By MATT SCHUCKMAN
Herald-Whig Sports Editor
The 13-member search committee tasked with finding the next Quincy High School boys basketball coach has narrowed its pool of candidates to five.
Wednesday night, QHS athletic director Bill Sanders informed the Quincy School Board of the committee's progress and said interviews with the final five are being conducted this week.
Two interviews took place Wednesday. Three more are scheduled for Thursday.
QHS is not releasing the names of the candidates.
"We've kept those names confidential really out of respect for those candidates," Sanders said. "There are rumors all around town about who is there, who's not. That's fine. But I don't think it's fair to come out and say it's John Doe or whoever because I don't think that's fair to their kids that they're currently coaching that may not know that."
On March 26, the board voted 6-0 with one member abstaining to end Sean Taylor's coaching contract following 11 seasons. Taylor is a tenured social studies teacher at the high school and was only terminated as basketball coach.
Taylor compiled a 194-107 record at QHS, winning four Western Big Six Conference titles and five regional championships. His teams won 20 or more games four times.
However, QHS did not win a sectional title during his tenure and last won a regional title in 2009. The five-year regional title drought is the longest in program history.
Quincy received 20 applications for the coaching position, and the search committee met last week to review the resumes.

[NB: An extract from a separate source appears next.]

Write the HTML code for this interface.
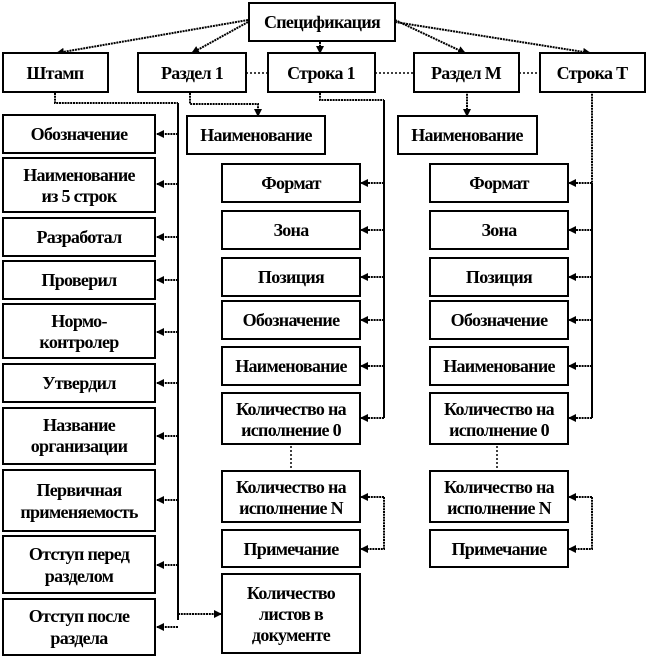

It narrowed the field to five and invited those coaches to interview.
After initial interviews are completed, the committee plans to ask "a smaller number" of candidates to return for a second interview next week, according to Sanders.
The committee hopes to have a name to present to Superintendent Steve Cobb by May 1 or 2.
"A ballpark on that date," Sanders said.
Following Sanders' comments, board member Scott Stone said the board is "looking for the most excellent candidate." He made reference to the superintendent search that landed Cobb, noting who the board rejected all superintendent candidates after the first round of interviews. It went back to the pool of candidates and found Cobb.
"We want the best here," Stone said.
Cobb said the board could act on hiring a coach at a special meeting the board is planning to hold in early May, but there are no guarantees action will be taken.
Cobb reiterated they do not have to hire a candidate the first go-around and will not stick to a timetable.
"We're not rushing this by any means. The fact is, we want the right person," Cobb said.